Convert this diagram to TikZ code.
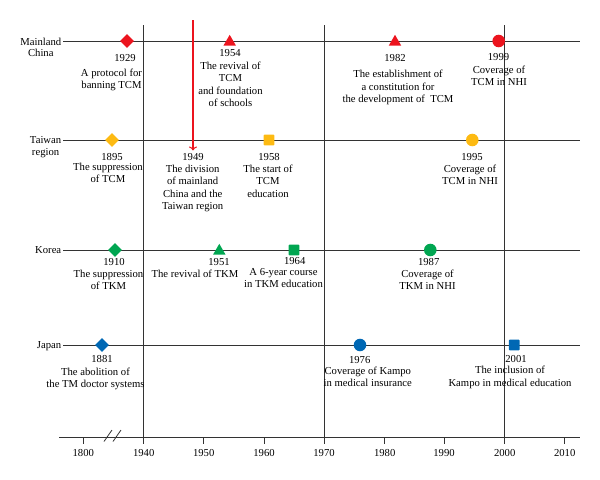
\documentclass[tikz,border=0pt]{standalone}
\usepackage{fontspec}
\setmainfont{Liberation Serif}
\usetikzlibrary{shapes.geometric,arrows.meta}

\definecolor{mcred}{RGB}{236,20,30}
\definecolor{twyellow}{RGB}{253,186,18}
\definecolor{kogreen}{RGB}{0,166,81}
\definecolor{jpblue}{RGB}{0,104,180}

\begin{document}
\begin{tikzpicture}[x=0.75pt, y=-0.75pt,
    rowline/.style={draw=black!80, line width=0.6pt},
    divline/.style={color=mcred, line width=0.8pt, -{To[length=3pt,width=6pt]}},
    rowlbl/.style={font=\fontsize{8}{8.6}\selectfont, align=center, anchor=north east, inner sep=0pt},
    yearlbl/.style={font=\fontsize{8}{9}\selectfont, inner sep=0pt},
    eventlbl/.style={font=\fontsize{8}{9.2}\selectfont, align=center, anchor=north, inner sep=0pt},
    dia/.style={diamond, inner sep=0pt, minimum width=10.5pt, minimum height=10.5pt},
    tri/.style={regular polygon, regular polygon sides=3, inner sep=0pt, minimum size=10.8pt},
    dot/.style={circle, inner sep=0pt, minimum size=9.4pt},
    sqr/.style={rectangle, rounded corners=0.6pt, inner sep=0pt, minimum size=8pt}]
    \useasboundingbox (0,0) rectangle (600,479);

    % Grid lines for 1940, 1970 and 2000
    \draw[rowline] (143.7,25) -- (143.7,444);
    \draw[rowline] (324,25) -- (324,444);
    \draw[rowline] (504.7,25) -- (504.7,444);

    % Rows
    \draw[rowline] (63,41) -- (580,41);
    \draw[rowline] (63,140) -- (580,140);
    \draw[rowline] (63,250) -- (580,250);
    \draw[rowline] (63,345) -- (580,345);
    \node[rowlbl] (mc) at (61.5,37.5) {Mainland\\China};
    \node[rowlbl] (tw) at (61.5,136.5) {Taiwan\\region};
    \node[rowlbl] (ko) at (61.5,246.5) {Korea};
    \node[rowlbl] (jp) at (61.5,341.5) {Japan};

    % Time axis
    \draw[rowline] (59,437) -- (580,437);
    \draw[rowline] (83.3,437) -- (83.3,444);
    \draw[rowline] (203.7,437) -- (203.7,444);
    \draw[rowline] (264,437) -- (264,444);
    \draw[rowline] (384.7,437) -- (384.7,444);
    \draw[rowline] (444,437) -- (444,444);
    \draw[rowline] (564.7,437) -- (564.7,444);
    \draw[rowline] (104,441.5) -- (112,430);
    \draw[rowline] (113,441.5) -- (121,430);
    \node[yearlbl] (a1800) at (83.3,452.7) {1800};
    \node[yearlbl] (a1940) at (143.7,452.7) {1940};
    \node[yearlbl] (a1950) at (203.7,452.7) {1950};
    \node[yearlbl] (a1960) at (264,452.7) {1960};
    \node[yearlbl] (a1970) at (324,452.7) {1970};
    \node[yearlbl] (a1980) at (384.7,452.7) {1980};
    \node[yearlbl] (a1990) at (444,452.7) {1990};
    \node[yearlbl] (a2000) at (504.7,452.7) {2000};
    \node[yearlbl] (a2010) at (564.7,452.7) {2010};

    % Mainland China
    \node[dia, fill=mcred] (m1929) at (127,41) {};
    \node[tri, fill=mcred] (m1954) at (229.7,42) {};
    \node[tri, fill=mcred] (m1982) at (395,42) {};
    \node[dot, fill=mcred] (m1999) at (498.7,41) {};
    \node[yearlbl] (y1929) at (125,57.7) {1929};
    \node[eventlbl] (t1929) at (111.5,68.7) {A protocol for\\banning TCM};
    \node[yearlbl] (y1954) at (230,52.7) {1954};
    \node[eventlbl] (t1954) at (230.5,61.7) {The revival of\\TCM\\and foundation\\of schools};
    \node[yearlbl] (y1982) at (395,57.7) {1982};
    \node[eventlbl] (t1982) at (398,70) {The establishment of\\a constitution for\\the development of\ \ TCM};
    \node[yearlbl] (y1999) at (498.5,56.7) {1999};
    \node[eventlbl] (t1999) at (499,65.7) {Coverage of\\TCM in NHI};

    % Taiwan region
    \node[dia, fill=twyellow] (m1895) at (112,140) {};
    \node[sqr, fill=twyellow] (m1958) at (269,140) {};
    \node[dot, fill=twyellow] (m1995) at (472.3,140) {};
    \node[yearlbl] (y1895) at (112,156.7) {1895};
    \node[eventlbl] (t1895) at (108,163) {The suppression\\of TCM};
    \node[yearlbl] (y1949) at (193,157) {1949};
    \node[eventlbl] (t1949) at (192.7,165) {The division\\of mainland\\China and the\\Taiwan region};
    \node[yearlbl] (y1958) at (269,157) {1958};
    \node[eventlbl] (t1958) at (268,164.7) {The start of\\TCM\\education};
    \node[yearlbl] (y1995) at (472,157.3) {1995};
    \node[eventlbl] (t1995) at (470,164.7) {Coverage of\\TCM in NHI};

    % Division arrow
    \coordinate (divtop) at (193,20);
    \draw[divline, shorten >=2pt] (divtop) -- (y1949.north);

    % Korea
    \node[dia, fill=kogreen] (m1910) at (115,250) {};
    \node[tri, fill=kogreen] (m1951) at (219.3,251) {};
    \node[sqr, fill=kogreen] (m1964) at (294,250) {};
    \node[dot, fill=kogreen] (m1987) at (430.3,250) {};
    \node[yearlbl] (y1910) at (114,262.3) {1910};
    \node[eventlbl] (t1910) at (108.5,269.7) {The suppression\\of TKM};
    \node[yearlbl] (y1951) at (219,262.3) {1951};
    \node[eventlbl] (t1951) at (195,269.7) {The revival of TKM};
    \node[yearlbl] (y1964) at (294.7,261) {1964};
    \node[eventlbl] (t1964) at (283.5,267.7) {A 6-year course\\in TKM education};
    \node[yearlbl] (y1987) at (428.7,262.3) {1987};
    \node[eventlbl] (t1987) at (427.5,269.7) {Coverage of\\TKM in NHI};

    % Japan
    \node[dia, fill=jpblue] (m1881) at (102,345) {};
    \node[dot, fill=jpblue] (m1976) at (360,345) {};
    \node[sqr, fill=jpblue] (m2001) at (514.3,345) {};
    \node[yearlbl] (y1881) at (102,359.3) {1881};
    \node[eventlbl] (t1881) at (95.5,367.7) {The abolition of\\the TM doctor systems};
    \node[yearlbl] (y1976) at (359.7,359.7) {1976};
    \node[eventlbl] (t1976) at (367.8,366.7) {Coverage of Kampo\\in medical insurance};
    \node[yearlbl] (y2001) at (516,359.3) {2001};
    \node[eventlbl] (t2001) at (510,366) {The inclusion of\\Kampo in medical education};
\end{tikzpicture}
\end{document}
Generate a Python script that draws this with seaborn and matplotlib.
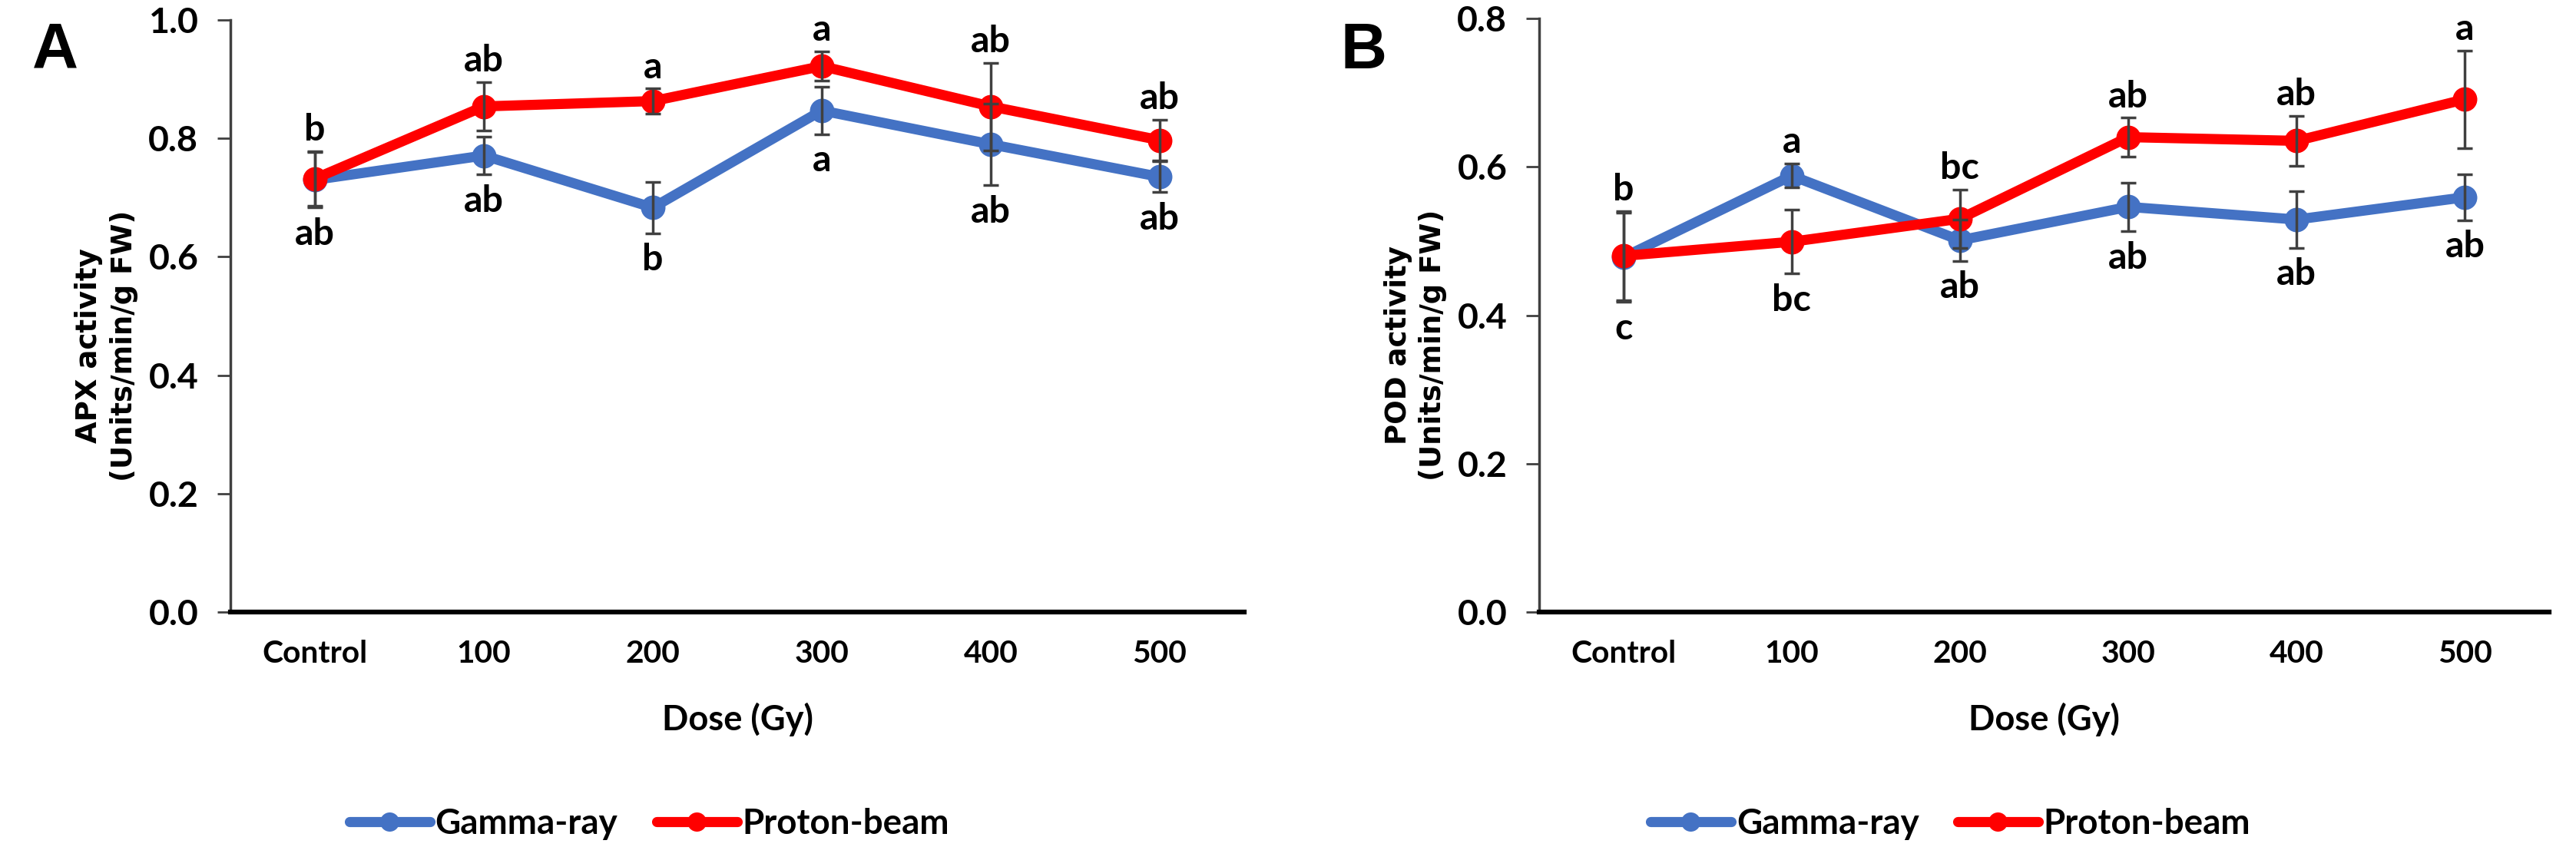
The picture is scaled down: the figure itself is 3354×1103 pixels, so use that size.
import numpy as np
import pandas as pd
import matplotlib
matplotlib.use("Agg")
import matplotlib.pyplot as plt
import seaborn as sns
from matplotlib.lines import Line2D

# ---------------- data ----------------
doses = ["Control", "100", "200", "300", "400", "500"]
series_names = ["Gamma-ray", "Proton-beam"]

apx_gamma = [0.730, 0.771, 0.683, 0.847, 0.790, 0.735]
apx_gamma_err = [0.047, 0.032, 0.043, 0.040, 0.069, 0.026]
apx_proton = [0.732, 0.854, 0.863, 0.922, 0.854, 0.797]
apx_proton_err = [0.046, 0.041, 0.021, 0.025, 0.074, 0.034]
apx_gamma_letters = ["ab", "ab", "b", "a", "ab", "ab"]
apx_proton_letters = ["b", "ab", "a", "a", "ab", "ab"]

pod_gamma = [0.478, 0.588, 0.501, 0.546, 0.529, 0.559]
pod_gamma_err = [0.060, 0.016, 0.028, 0.033, 0.038, 0.031]
pod_proton = [0.480, 0.499, 0.530, 0.640, 0.635, 0.691]
pod_proton_err = [0.060, 0.043, 0.039, 0.026, 0.034, 0.066]
pod_gamma_letters = ["c", "a", "ab", "ab", "ab", "ab"]
pod_proton_letters = ["b", "bc", "bc", "ab", "ab", "a"]

colors = {"Gamma-ray": "#4472C4", "Proton-beam": "#FF0000"}

sns.set_theme(style="white")
MAIN = ["Lato", "DejaVu Sans"]
LABEL = ["DejaVu Sans"]
plt.rcParams["font.family"] = MAIN
plt.rcParams["font.weight"] = "bold"
for k in ["text.color", "axes.labelcolor", "xtick.color", "ytick.color"]:
    plt.rcParams[k] = "black"

fig = plt.figure(figsize=(33.55, 11.03), dpi=100)
renderer = fig.canvas.get_renderer()


def fit_size(text, family, target_px):
    t = fig.text(0, 0, text, fontsize=100, fontweight="bold", family=family)
    w = t.get_window_extent(renderer).width
    t.remove()
    return 100 * target_px / w


FS_XTICK = fit_size("Control", MAIN, 137)
FS_YTICK = fit_size("0.6", MAIN, 65)
FS_LEG = fit_size("Gamma-ray", MAIN, 238)
FS_LET = fit_size("ab", MAIN, 52)
FS_XLAB = fit_size("Dose (Gy)", MAIN, 197)
FS_YLAB = fit_size("APX activity", LABEL, 254)
FS_PANEL = fit_size("A", ["Liberation Sans", "DejaVu Sans"], 60)

axA = fig.add_axes([300 / 3355, 306 / 1103, 1320 / 3355, 771 / 1103])
axB = fig.add_axes([2004 / 3355, 306 / 1103, 1315 / 3355, 773 / 1103])


def draw_panel(ax, g, ge, p, pe, gl, pl, ymax, ylabel, panel_letter, fig_x):
    x = np.arange(len(doses))
    df = pd.DataFrame({
        "pos": np.concatenate([x, x]),
        "value": np.concatenate([g, p]),
        "series": [series_names[0]] * len(doses) + [series_names[1]] * len(doses),
    })
    sns.lineplot(data=df, x="pos", y="value", hue="series", hue_order=series_names,
                 palette=colors, style="series", markers={s: "o" for s in series_names},
                 dashes=False, linewidth=9.5, markersize=23, markeredgewidth=0,
                 errorbar=None, legend=False, ax=ax, zorder=3)
    for vals, errs in [(g, ge), (p, pe)]:
        ax.errorbar(x, vals, yerr=errs, fmt="none", ecolor="#404040",
                    elinewidth=2.5, capsize=7, capthick=2.5, zorder=5)
    # significance letters
    for i in range(len(doses)):
        p_up = p[i] >= g[i]
        for val, err, letter, up in [(p[i], pe[i], pl[i], p_up), (g[i], ge[i], gl[i], not p_up)]:
            if up:
                ax.annotate(letter, (x[i], val + err), xytext=(0, 10), textcoords="offset points",
                            ha="center", va="baseline", fontsize=FS_LET, fontweight="bold",
                            family=MAIN, color="black", zorder=6)
            else:
                ax.annotate(letter, (x[i], val - err), xytext=(0, -9), textcoords="offset points",
                            ha="center", va="top", fontsize=FS_LET, fontweight="bold",
                            family=MAIN, color="black", zorder=6)

    ax.set_xlim(-0.5, len(doses) - 0.5)
    ax.set_ylim(0, ymax)
    ax.set_xticks(x)
    ax.set_xticklabels(doses)
    ticks = np.arange(0, ymax + 0.001, 0.2)
    ax.set_yticks(ticks)
    ax.set_yticklabels([f"{t:.1f}" for t in ticks])
    ax.tick_params(axis="x", length=0, labelsize=FS_XTICK, pad=26)
    ax.tick_params(axis="y", left=True, length=12, width=2, color="#404040",
                   labelsize=FS_YTICK, pad=18, direction="out")
    for lab in ax.get_xticklabels() + ax.get_yticklabels():
        lab.set_fontweight("bold")
    ax.set_xlabel("Dose (Gy)", fontsize=FS_XLAB, fontweight="bold", labelpad=32)
    ax.set_ylabel(ylabel, fontsize=FS_YLAB, fontweight="bold", family=LABEL,
                  linespacing=1.3)
    ax.yaxis.set_label_coords(-0.091, 0.45)
    for side in ["top", "right"]:
        ax.spines[side].set_visible(False)
    ax.spines["left"].set_color("#404040")
    ax.spines["left"].set_linewidth(2.5)
    ax.spines["bottom"].set_color("black")
    ax.spines["bottom"].set_linewidth(4.5)
    ax.grid(False)

    handles = [Line2D([0], [0], color=colors[s], lw=9.5, marker="o", markersize=18,
                      markeredgewidth=0) for s in series_names]
    hl = 105 * 72 / 100 / FS_LEG
    fig.legend(handles, series_names, loc="center", bbox_to_anchor=(fig_x, 0.027),
               ncol=2, frameon=False, prop={"size": FS_LEG, "weight": "bold", "family": MAIN},
               handlelength=hl, handletextpad=0.15, columnspacing=1.1, borderpad=0)
    fig.text(ax.get_position().x0 - 258 / 3355, 0.975, panel_letter, fontsize=FS_PANEL,
             fontweight="bold", family=["Liberation Sans", "DejaVu Sans"],
             ha="left", va="top", color="black")


draw_panel(axA, apx_gamma, apx_gamma_err, apx_proton, apx_proton_err,
           apx_gamma_letters, apx_proton_letters, 1.0,
           "APX activity\n(Units/min/g FW)", "A", 0.252)
draw_panel(axB, pod_gamma, pod_gamma_err, pod_proton, pod_proton_err,
           pod_gamma_letters, pod_proton_letters, 0.8,
           "POD activity\n(Units/min/g FW)", "B", 0.757)

fig.savefig("out.png", dpi=100)
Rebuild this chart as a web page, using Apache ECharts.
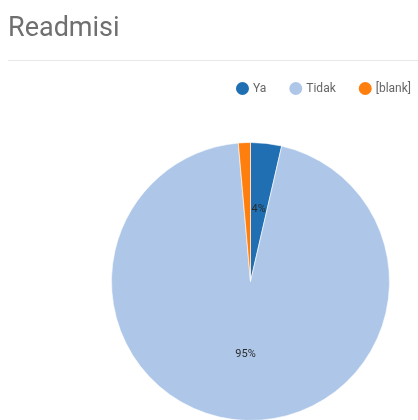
<!DOCTYPE html>
<html><head><meta charset="utf-8">
<script src="https://cdn.jsdelivr.net/npm/echarts@6/dist/echarts.min.js"></script>
<style>html,body{margin:0;padding:0;background:#fff}#c{width:418px;height:420px}</style>
</head><body><div id="c"></div>
<script>
const categories = ['Ya', 'Tidak', '[blank]'];
const values = [18, 475, 7];
const colors = ['#1f6fb2', '#aec7e8', '#ff7f0e'];
const titleText = 'Readmisi';

const chart = echarts.init(document.getElementById('c'));
chart.setOption({
  animation: false,
  title: { text: titleText, left: 3, top: 11, textStyle: { fontFamily: 'Roboto', fontSize: 27, fontWeight: 'normal', color: '#6f6f6f' } },
  graphic: [{ type: 'line', shape: { x1: 8, y1: 60.5, x2: 418, y2: 60.5 }, style: { stroke: '#e8e8e8', lineWidth: 1 } }],
  legend: {
    right: 2, top: 75, icon: 'circle', itemWidth: 15, itemHeight: 15, itemGap: 21,
    textStyle: { fontFamily: 'Roboto', fontSize: 12, color: '#666', padding: [0, 0, 0, -2] },
    data: categories
  },
  series: [{
    type: 'pie', center: [250.5, 281.5], radius: [0, 139], startAngle: 90, clockwise: true,
    label: {
      position: 'inside', fontFamily: 'Roboto', fontSize: 11, color: '#2b2b2b',
      formatter: p => p.percent < 2 ? '' : Math.round(p.percent) + '%'
    },
    labelLine: { show: false },
    itemStyle: { borderColor: '#fff', borderWidth: 0.6 },
    data: categories.map((c, i) => ({ name: c, value: values[i], itemStyle: { color: colors[i] } }))
  }]
});
</script></body></html>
━━━━━━
**Required task:** Using the data above, print only the lines starting at the one with "Generate a Python" and ending at the one with "from matplotlib.lines import Line2D", exactly as they stand, minus the pictures.

**Exercise output:**
Generate a Python script that draws this with seaborn and matplotlib.
The picture is scaled down: the figure itself is 3354×1103 pixels, so use that size.
import numpy as np
import pandas as pd
import matplotlib
matplotlib.use("Agg")
import matplotlib.pyplot as plt
import seaborn as sns
from matplotlib.lines import Line2D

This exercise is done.